Hence, it includes any ‘rent’ or ‘revenue’ derived from land situated in India & used for agricultural purposes, or, any income derived from such land by agriculture/agricultural operations including processing, or, income from farm houses subject to certain conditions.

But the Act does not define the words ‘agriculture’ or ‘agricultural processes’. The Supreme Court in its seminal judgment CIT v. Raja Benoy Kumar Sahas Roy, defined them. It said that certain basic and subsequent operations are required for an act to be classified as relating to agriculture. Agriculture could include activities other than those meant for man and animals. And not all activities related to land constitute agriculture.
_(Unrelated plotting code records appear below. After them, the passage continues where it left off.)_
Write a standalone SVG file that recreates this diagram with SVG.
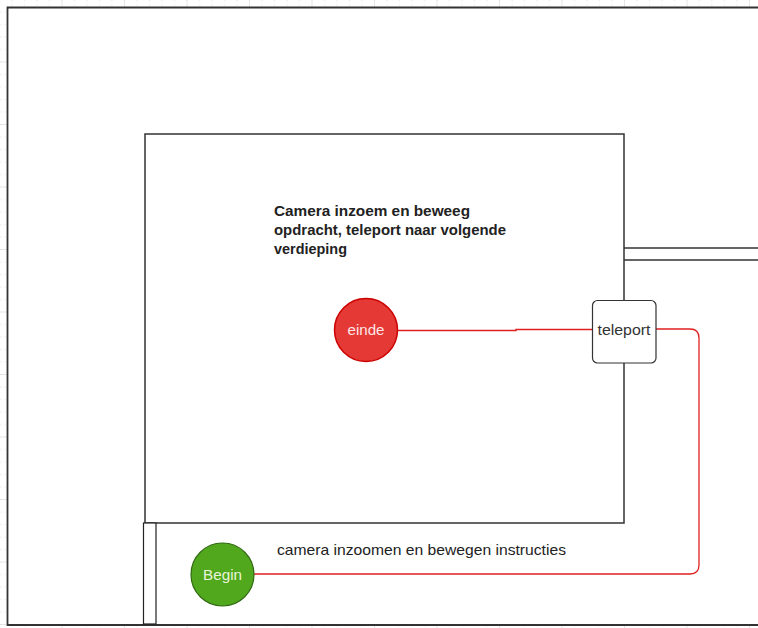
<svg xmlns="http://www.w3.org/2000/svg" width="758" height="628" viewBox="0 0 758 628">
  <style>
    .wall { fill: none; stroke: #333; stroke-width: 1.5; }
    .thin { fill: #fff; stroke: #222; stroke-width: 1.2; }
    .flow { fill: none; stroke: #e02020; stroke-width: 1.3; }
    .label { font-family: "Liberation Sans", Arial, sans-serif; font-size: 15px; fill: #222; }
    .title { font-family: "Liberation Sans", Arial, sans-serif; font-size: 15px; font-weight: bold; fill: #222; }
    .node-text { font-family: "Liberation Sans", Arial, sans-serif; font-size: 14px; text-anchor: middle; dominant-baseline: central; }
  </style>
  <defs>
    <pattern id="minor" width="12.5" height="12.5" patternUnits="userSpaceOnUse">
      <path d="M12.5 0 V12.5 M0 12.5 H12.5" fill="none" stroke="#dcdcdc" stroke-width="1" stroke-dasharray="2 2"/>
    </pattern>
    <pattern id="major" width="62.5" height="62.5" patternUnits="userSpaceOnUse">
      <rect width="62.5" height="62.5" fill="url(#minor)"/>
      <path d="M62.5 0 V62.5 M0 62.5 H62.5" fill="none" stroke="#d4d4d4" stroke-width="1"/>
    </pattern>
  </defs>

  <!-- canvas grid -->
  <rect width="758" height="628" fill="#fff"/>
  <rect width="758" height="628" fill="url(#major)"/>

  <!-- floor plan walls -->
  <g id="outer-room">
    <path d="M760 7.5 H7.5 V625 H760 Z" fill="#fff" stroke="#333" stroke-width="1.8"/>
  </g>
  <g id="inner-room">
    <rect x="145" y="134" width="479" height="389" class="wall"/>
  </g>
  <g id="corridor">
    <path d="M624 248 H760 M624 260 H760" class="wall"/>
  </g>
  <g id="door">
    <rect x="143.5" y="523" width="12.5" height="101" class="thin"/>
  </g>

  <!-- connectors -->
  <g id="connectors">
    <path d="M398 330.5 H516 V329.5 H592" class="flow"/>
    <path d="M656 329 H690 Q699 329 699 338 V565 Q699 574 690 574 H254" class="flow"/>
  </g>

  <!-- labels -->
  <g id="room-label">
    <text class="title" x="274" y="216" textLength="196" lengthAdjust="spacingAndGlyphs">Camera inzoem en beweeg</text>
    <text class="title" x="274" y="235" textLength="232" lengthAdjust="spacingAndGlyphs">opdracht, teleport naar volgende</text>
    <text class="title" x="274" y="254" textLength="73" lengthAdjust="spacingAndGlyphs">verdieping</text>
  </g>
  <g id="start-label">
    <text class="label" x="277" y="555" textLength="289" lengthAdjust="spacingAndGlyphs">camera inzoomen en bewegen instructies</text>
  </g>

  <!-- nodes -->
  <g id="einde">
    <circle cx="366" cy="330" r="31.5" fill="#e53935" stroke="#cc0000" stroke-width="1.5"/>
    <text class="node-text" x="366" y="330" fill="#fde5e5" textLength="37" lengthAdjust="spacingAndGlyphs">einde</text>
  </g>
  <g id="teleport">
    <rect x="592.5" y="300.5" width="63.5" height="62.5" rx="5" fill="#fff" stroke="#333" stroke-width="1.2"/>
    <text class="node-text" x="624" y="330" fill="#333" textLength="53" lengthAdjust="spacingAndGlyphs">teleport</text>
  </g>
  <g id="begin">
    <circle cx="222.5" cy="574.5" r="31.5" fill="#52a81d" stroke="#2f6a12" stroke-width="1.2"/>
    <text class="node-text" x="222.5" y="574.5" fill="#e8f5dc" textLength="39" lengthAdjust="spacingAndGlyphs">Begin</text>
  </g>
</svg>
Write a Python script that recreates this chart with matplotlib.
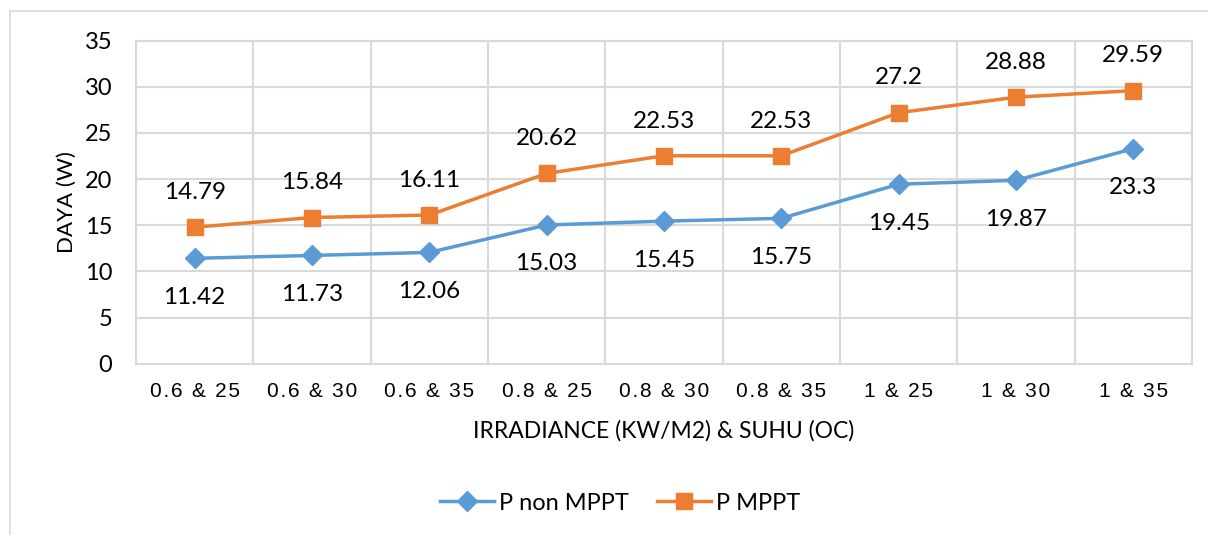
import numpy as np
import matplotlib.pyplot as plt
from matplotlib.lines import Line2D

# Data
categories = ['0.6 & 25', '0.6 & 30', '0.6 & 35', '0.8 & 25', '0.8 & 30',
              '0.8 & 35', '1 & 25', '1 & 30', '1 & 35']
p_non_mppt = [11.42, 11.73, 12.06, 15.03, 15.45, 15.75, 19.45, 19.87, 23.3]
p_mppt = [14.79, 15.84, 16.11, 20.62, 22.53, 22.53, 27.2, 28.88, 29.59]

blue = '#5B9BD5'
orange = '#ED7D31'
grid_c = '#D9D9D9'

plt.rcParams['font.family'] = ['Lato', 'DejaVu Sans']

fig = plt.figure(figsize=(12.08, 5.35), dpi=100)
ax = fig.add_axes([136 / 1208, 1 - 363.7 / 535, (1192 - 136) / 1208, (363.7 - 40.7) / 535])

x = np.arange(len(categories))
ax.plot(x, p_non_mppt, color=blue, lw=2.5, marker='D', ms=10, label='P non MPPT', zorder=3)
ax.plot(x, p_mppt, color=orange, lw=2.5, marker='s', ms=11.5, label='P MPPT', zorder=3)

# data labels: MPPT above, non MPPT below
for xi, v in zip(x, p_mppt):
    ax.annotate(f'{v:g}', (xi, v), xytext=(0, 25), textcoords='offset points',
                ha='center', va='center', fontsize=17.5)
for xi, v in zip(x, p_non_mppt):
    ax.annotate(f'{v:g}', (xi, v), xytext=(0, -28), textcoords='offset points',
                ha='center', va='center', fontsize=17.5)

ax.set_xlim(-0.5, len(categories) - 0.5)
ax.set_ylim(0, 35)
ax.set_yticks(np.arange(0, 36, 5))
ax.set_xticks(x)
spaced = ['\u200a'.join(list(c)) for c in categories]
ax.set_xticklabels(spaced, fontsize=15, family=['Liberation Sans', 'DejaVu Sans'])
ax.set_xticks(np.arange(-0.5, len(categories), 1), minor=True)
ax.tick_params(axis='both', which='both', length=0)
ax.tick_params(axis='x', pad=13)
ax.tick_params(axis='y', labelsize=17, pad=17)
ax.grid(True, axis='y', color=grid_c, lw=1.5)
ax.grid(True, axis='x', which='minor', color=grid_c, lw=1.5)
for s in ax.spines.values():
    s.set_color(grid_c)
    s.set_linewidth(1.5)

ax.set_xlabel('IRRADIANCE (KW/M2) & SUHU (OC)', fontsize=16.5, labelpad=14)
ax.set_ylabel('DAYA (W)', fontsize=16, labelpad=6)

ax.legend(loc='center', bbox_to_anchor=(620 / 1208, 1 - 503 / 535),
          bbox_transform=fig.transFigure, ncol=2, frameon=False, fontsize=17,
          handlelength=2.3, columnspacing=1.2, handletextpad=0.2)

# chart frame
fig.add_artist(Line2D([10 / 1208, 1.0], [1 - 11 / 535] * 2, color=grid_c, lw=1.2))
fig.add_artist(Line2D([10 / 1208] * 2, [0, 1 - 11 / 535], color=grid_c, lw=1.2))

fig.savefig('out.png', dpi=100)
The basic operations referred to above include works done prior to seed germination that involve human skill and efforts. They include tilling, sowing, transplantation of saplings, etc. Subsequent operations include weeding, spraying of pesticides, application of manure, pruning, etc.

Test that determines land is agricultural land

The Gujrat High Court in CIT v. Siddhartha J. Desai has laid down the following tests for determining whether the land is agricultural or not:

(i)   Whether, the land was classified in the revenue records as agricultural and whether it was subjected to payment of land revenue? [CIT v. Smt. Debbie Alemao (2011) 331 ITR 59 (Bom)]

(ii)   Whether, the land was actually or ordinarily used for agricultural purposes at or about the relevant time ?

(iii)  Whether, such user of the land was for a long period or whether it was a temporary character or by way of a stop-gap arrangement ?

(iv)  Whether the income derived from the agricultural operations carried on in the land bore any rational proportion to the investment made in purchasing the land ?

(v)  Whether the land, on the relevant date, had ceased to be put to use? If so, whether it was put to an alternative use? Whether such lessor and/ or alternative user was of permanent or temporary nature?

(vi)  Whether the land, though entered in revenue record, had never been actually used for agriculture, i.e., it had never been ploughed or tilled?

(vii) Whether the owners meant or intended to use it for agricultural purposes?

At the risk of repetition. We may mention that not all of these factors would be present or absent in any case and that in each case one or more of those factors may make appearance and that the ultimate decision will have to be reached on a balanced consideration of the totality of circumstances. – [CIT v. Siddhartha J. Desai (1983) 139 ITR 628 (1982) 28 CTR 148 : 10 taxman 1 (Guj)]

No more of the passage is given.